Mas quer saber? Eu não me sinto culpada por isso, nem um pouco. Por mais que apontem
o dedo na minha cara, me condenem, eu não me arrependo do que sou, do que me
tornei com o passar do tempo. E já que eu vou ter que fingir que tipo de mãe eu
sou pros meus filhos, ou pelo menos pra um deles, paciência...
-Por
que é que você tá vindo com a gente, então?
-Pra
não perder Norberto. A resposta soa meio óbvia, nem precisava ter me perguntado
isso, Ariela.
-E
acha que ele vai querer você de volta? Ele não deixou nem que você trouxesse
roupa pra vir até aqui, te deixou sem dinheiro. Só com esse carro, e ainda por
cima pra trazer a gente.
-Não
dizem que a gente pode vencer alguém pelo cansaço? Pois é. Vou usar sua
estratégia, Ariela. Não funcionou comigo porque a fofoqueira da sua madrasta
desembuchou tudo pra Henrique. Mas deixe estar. Vou voltar ainda mais
revigorada, sabendo como seduzir aquele homem. E vou continuar levando a vida
que sempre tive, e fiz questão de levar durante esses anos todos.
-Impressionante...
Sabendo que tipo de homem é ele... Vem cá, a senhora não sente medo do que ele
pode fazer?- ela riu, pela primeira vez desde que nos revimos.
-Norberto
pode ter rabo preso, sim, mas pior do que isso é não saber a hora de ficar
calado. Escutei muita coisa da boca dele, Ariela. Duvido muito que ele me
expulse de casa. Também não acho que chantageando meu marido ele se atreva a me
atirar morta numa vala.
-Quanto
mais você fala, mais eu me arrependo de te lutado tanto pra você ver Bento.
-Ah,
não me diga...
-Pelo
que eu tô vendo, foi perda de tempo.
-É
mesmo? Por que, filha amada?
-Porque
ele não merece ser seu filho. Como eu também não mereço.
-Claro,
agora vai apelar pra chantagem sentimental! Eu sou a mãe desnaturada, a triste,
a infeliz que não merece um pingo de consideração- começou a levantar o tom de
voz, acordando Celine, que estava dormindo no banco de trás- Só que ninguém
pensa que essas “pobres crianças desprotegidas” destruíram a minha vida!
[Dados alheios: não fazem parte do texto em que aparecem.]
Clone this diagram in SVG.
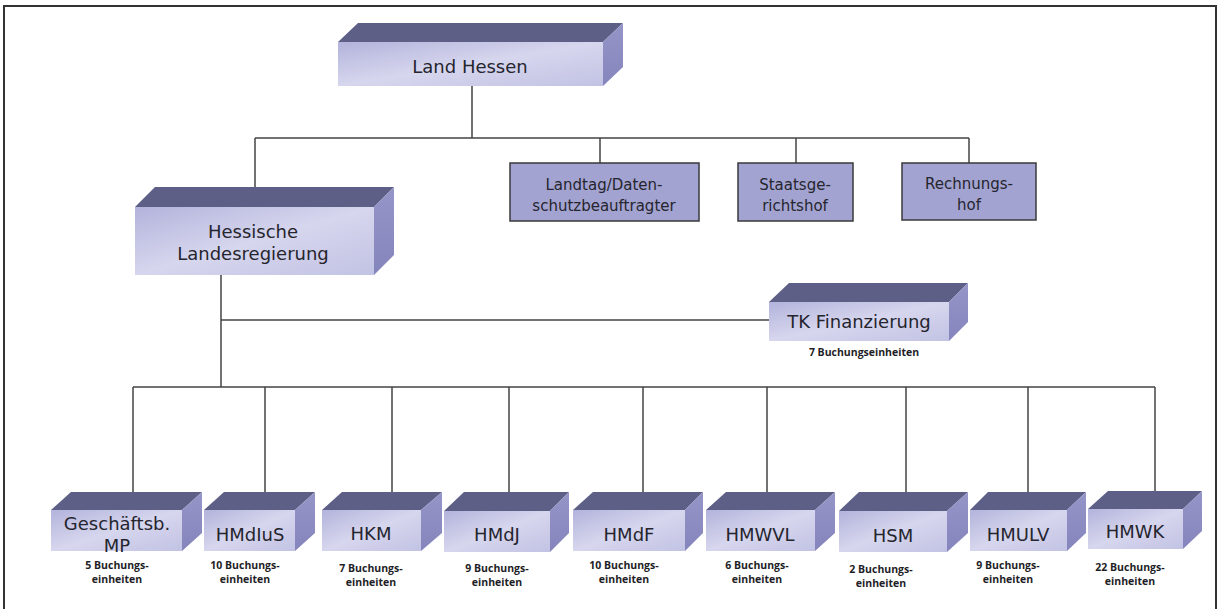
<svg xmlns="http://www.w3.org/2000/svg" width="1220" height="609" viewBox="0 0 1220 609">
<defs>
<linearGradient id="front" x1="0" y1="0" x2="1" y2="1">
<stop offset="0" stop-color="#b3b3dc"/>
<stop offset="0.5" stop-color="#d6d6ee"/>
<stop offset="1" stop-color="#c2c2e4"/>
</linearGradient>
<linearGradient id="side" x1="0" y1="0" x2="0" y2="1">
<stop offset="0" stop-color="#9595c8"/>
<stop offset="1" stop-color="#8585bd"/>
</linearGradient>
<style>
.top{fill:#5d5f87}
.front{fill:url(#front)}
.side{fill:url(#side)}
.flat{fill:#a3a3d1;stroke:#3a3a3a;stroke-width:1.5}
.t{font-family:"DejaVu Sans",Verdana,sans-serif;fill:#25252e;text-anchor:middle}
.big{font-size:18px}
.mid{font-size:15px}
.lab{font-family:"Open Sans","Liberation Sans",sans-serif;font-weight:bold;font-size:10.5px;fill:#1e1e26;text-anchor:middle}
.c{stroke:#444;stroke-width:1.5;fill:none}
</style>
</defs>
<rect x="4" y="6" width="1212" height="620" fill="#fff" stroke="#333" stroke-width="2"/>

<g id="connectors">
<path class="c" d="M472 86V138M255 138H969M255 138V187M600 138V163M796 138V163M969 138V163"/>
<path class="c" d="M221 275V387M221 320H770M133 387H1155"/>
<path class="c" d="M133 387V492M265 387V492M392 387V492M509 387V492M643 387V492M767 387V492M906 387V492M1028 387V492M1155 387V492"/>
</g>

<g id="land-hessen">
<polygon class="top" points="338,42 358,23 623,23 603,42"/>
<polygon class="side" points="603,42 623,23 623,67 603,86"/>
<rect class="front" x="338" y="42" width="265" height="44"/>
<text class="t big" x="470" y="73">Land Hessen</text>
</g>

<g id="hessische-landesregierung">
<polygon class="top" points="135,207 155,187 394,187 374,207"/>
<polygon class="side" points="374,207 394,187 394,255 374,275"/>
<rect class="front" x="135" y="207" width="239" height="68"/>
<text class="t big" x="253" y="238">Hessische</text>
<text class="t big" x="253" y="260">Landesregierung</text>
</g>

<g id="landtag">
<rect class="flat" x="510" y="163" width="189" height="58"/>
<text class="t mid" x="604" y="190">Landtag/Daten-</text>
<text class="t mid" x="604" y="211">schutzbeauftragter</text>
</g>

<g id="staatsgerichtshof">
<rect class="flat" x="738" y="163" width="115" height="58"/>
<text class="t mid" x="795" y="190">Staatsge-</text>
<text class="t mid" x="795" y="211">richtshof</text>
</g>

<g id="rechnungshof">
<rect class="flat" x="902" y="163" width="134" height="57"/>
<text class="t mid" x="969" y="189">Rechnungs-</text>
<text class="t mid" x="969" y="210">hof</text>
</g>

<g id="tk-finanzierung">
<polygon class="top" points="769,302 789,283 968,283 949,302"/>
<polygon class="side" points="949,302 968,283 968,322 949,341"/>
<rect class="front" x="769" y="302" width="180" height="39"/>
<text class="t big" x="859" y="328">TK Finanzierung</text>
<text class="lab" x="864" y="356">7 Buchungseinheiten</text>
</g>

<g id="geschaeftsb-mp">
<polygon class="top" points="51,510 71,492 202,492 182,510"/>
<polygon class="side" points="182,510 202,492 202,533 182,551"/>
<rect class="front" x="51" y="510" width="131" height="41"/>
<text class="t big" x="117" y="530">Geschäftsb.</text>
<text class="t big" x="117" y="552">MP</text>
<text class="lab" x="117" y="569">5 Buchungs-</text>
<text class="lab" x="117" y="583">einheiten</text>
</g>

<g id="hmdius">
<polygon class="top" points="204,510 224,492 315,492 295,510"/>
<polygon class="side" points="295,510 315,492 315,533 295,551"/>
<rect class="front" x="204" y="510" width="91" height="41"/>
<text class="t big" x="250" y="541">HMdIuS</text>
<text class="lab" x="245" y="569">10 Buchungs-</text>
<text class="lab" x="245" y="583">einheiten</text>
</g>

<g id="hkm">
<polygon class="top" points="322,510 342,492 442,492 421,510"/>
<polygon class="side" points="421,510 442,492 442,533 421,551"/>
<rect class="front" x="322" y="510" width="99" height="41"/>
<text class="t big" x="371" y="540">HKM</text>
<text class="lab" x="371" y="572">7 Buchungs-</text>
<text class="lab" x="371" y="586">einheiten</text>
</g>

<g id="hmdj">
<polygon class="top" points="444,511 464,492 569,492 550,511"/>
<polygon class="side" points="550,511 569,492 569,533 550,552"/>
<rect class="front" x="444" y="511" width="106" height="41"/>
<text class="t big" x="497" y="541">HMdJ</text>
<text class="lab" x="497" y="572">9 Buchungs-</text>
<text class="lab" x="497" y="586">einheiten</text>
</g>

<g id="hmdf">
<polygon class="top" points="573,510 593,492 703,492 685,510"/>
<polygon class="side" points="685,510 703,492 703,533 685,551"/>
<rect class="front" x="573" y="510" width="112" height="41"/>
<text class="t big" x="629" y="541">HMdF</text>
<text class="lab" x="624" y="569">10 Buchungs-</text>
<text class="lab" x="624" y="583">einheiten</text>
</g>

<g id="hmwvl">
<polygon class="top" points="706,510 726,492 835,492 815,510"/>
<polygon class="side" points="815,510 835,492 835,533 815,551"/>
<rect class="front" x="706" y="510" width="109" height="41"/>
<text class="t big" x="760" y="541">HMWVL</text>
<text class="lab" x="757" y="569">6 Buchungs-</text>
<text class="lab" x="757" y="583">einheiten</text>
</g>

<g id="hsm">
<polygon class="top" points="839,511 859,492 968,492 947,511"/>
<polygon class="side" points="947,511 968,492 968,533 947,552"/>
<rect class="front" x="839" y="511" width="108" height="41"/>
<text class="t big" x="893" y="542">HSM</text>
<text class="lab" x="881" y="573">2 Buchungs-</text>
<text class="lab" x="881" y="587">einheiten</text>
</g>

<g id="hmulv">
<polygon class="top" points="970,510 988,492 1086,492 1067,510"/>
<polygon class="side" points="1067,510 1086,492 1086,533 1067,551"/>
<rect class="front" x="970" y="510" width="97" height="41"/>
<text class="t big" x="1018" y="541">HMULV</text>
<text class="lab" x="1008" y="569">9 Buchungs-</text>
<text class="lab" x="1008" y="583">einheiten</text>
</g>

<g id="hmwk">
<polygon class="top" points="1088,509 1108,491 1202,491 1183,509"/>
<polygon class="side" points="1183,509 1202,491 1202,531 1183,549"/>
<rect class="front" x="1088" y="509" width="95" height="40"/>
<text class="t big" x="1135" y="538">HMWK</text>
<text class="lab" x="1130" y="571">22 Buchungs-</text>
<text class="lab" x="1130" y="585">einheiten</text>
</g>
</svg>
Ninguém olha pro meu lado, e vê que eu não abandonei os meus filhos, e sim
deixei pra trás uma família que nunca existiu! Se depender de vocês, eu que me dane!
O importante é a felicidade de todo mundo, até do meu ex-marido carente! Menos
a minha! Eu posso mentir, eu posso manipular, eu posso distorcer a verdade e
ser conveniente pra vocês, mas uma coisa vocês vão ter que engolir: eu não me
arrependo de nada! E vou ser assim até o dia da minha...
-Cuidado!-
apavorada, Celine viu um caminhão desgovernado que acertou o carro em que
estávamos, e que deslizou onze metros na pista.